# sup homies!



## volatile (Oct 27, 2008)

Yo guys, names Mark aka volatile, been training for just over a year naturally, im 20 years old, from london.

Luving the site guys, keep up the good work steve

*Pic removed*


----------



## Guest (Aug 16, 2005)

Hi mate!

Good to see you here too bud


----------



## volatile (Oct 27, 2008)

O.pex said:


> Hi mate!
> 
> Good to see you here too bud


Ez Opex mate :lol:

Yeah ive recently taking a liking to the site, ROCKS, thanks for the warm welcome dude


----------



## nick500 (Dec 12, 2005)

hi volatile, whereabouts in london are you from?


----------



## volatile (Oct 27, 2008)

nick500 said:


> hi volatile, whereabouts in london are you from?


Hi nick mate, been reading through a lot on the site, nice superdrol cycle, your looking real good.

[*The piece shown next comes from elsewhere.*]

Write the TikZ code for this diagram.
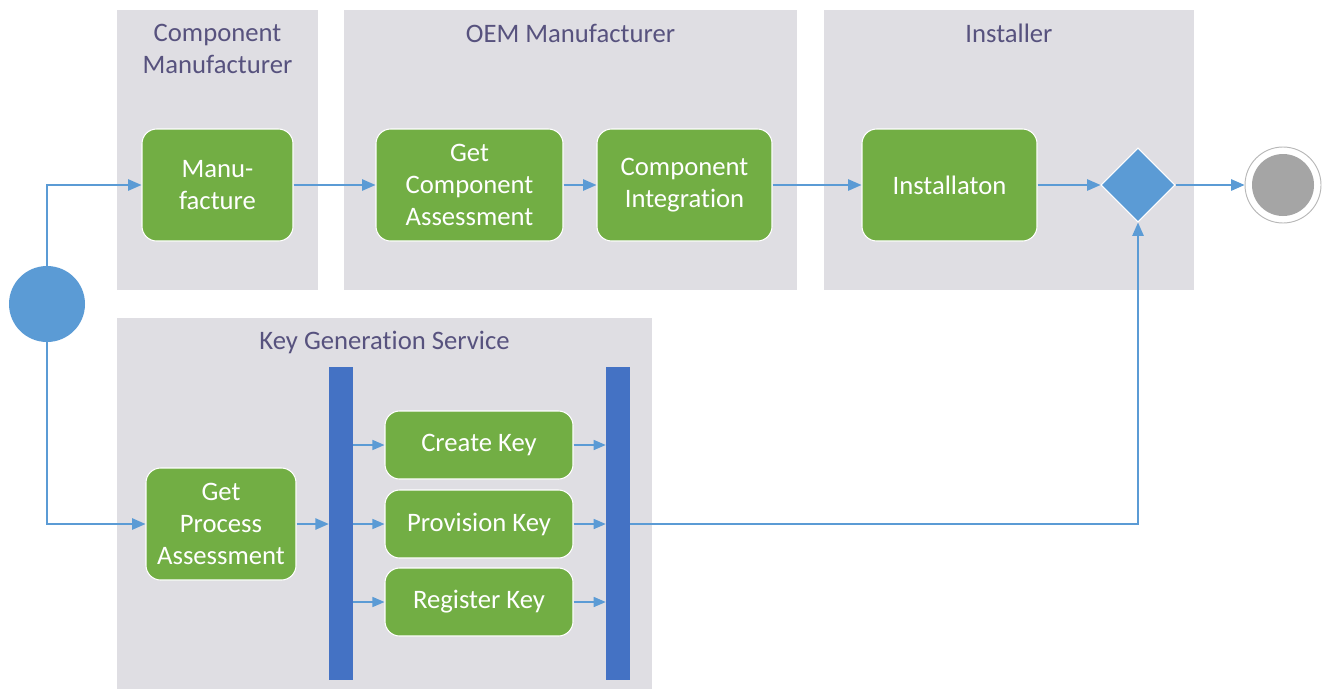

Im not actually from london, im from hertfordshire, just on the outskirts basically, I think im north london, your from essex I see, thats like 30 miles from me as I recall,

Anyway nice meeting ya mate, peace


----------



## BigDaddy1466867923 (Jun 22, 2005)

Hello and Welcome to the site


----------



## volatile (Oct 27, 2008)

BigDaddy said:


> Hello and Welcome to the site


Hi BigDaddy, thanks bro


----------



## Guest (Aug 17, 2005)

BTW mate you may want to spray over your face to hide your identity


----------



## volatile (Oct 27, 2008)

you messing or being serious?


----------



## Guest (Aug 17, 2005)

YGPM 

Just need to be careful you want your face shown on the net is all - you never who is watching but maybe i am just paranoid as i know alot that do it.


----------



## Guest (Aug 19, 2005)

welcome and enjoy bro


----------



## Guest (Sep 10, 2005)

welcome V


----------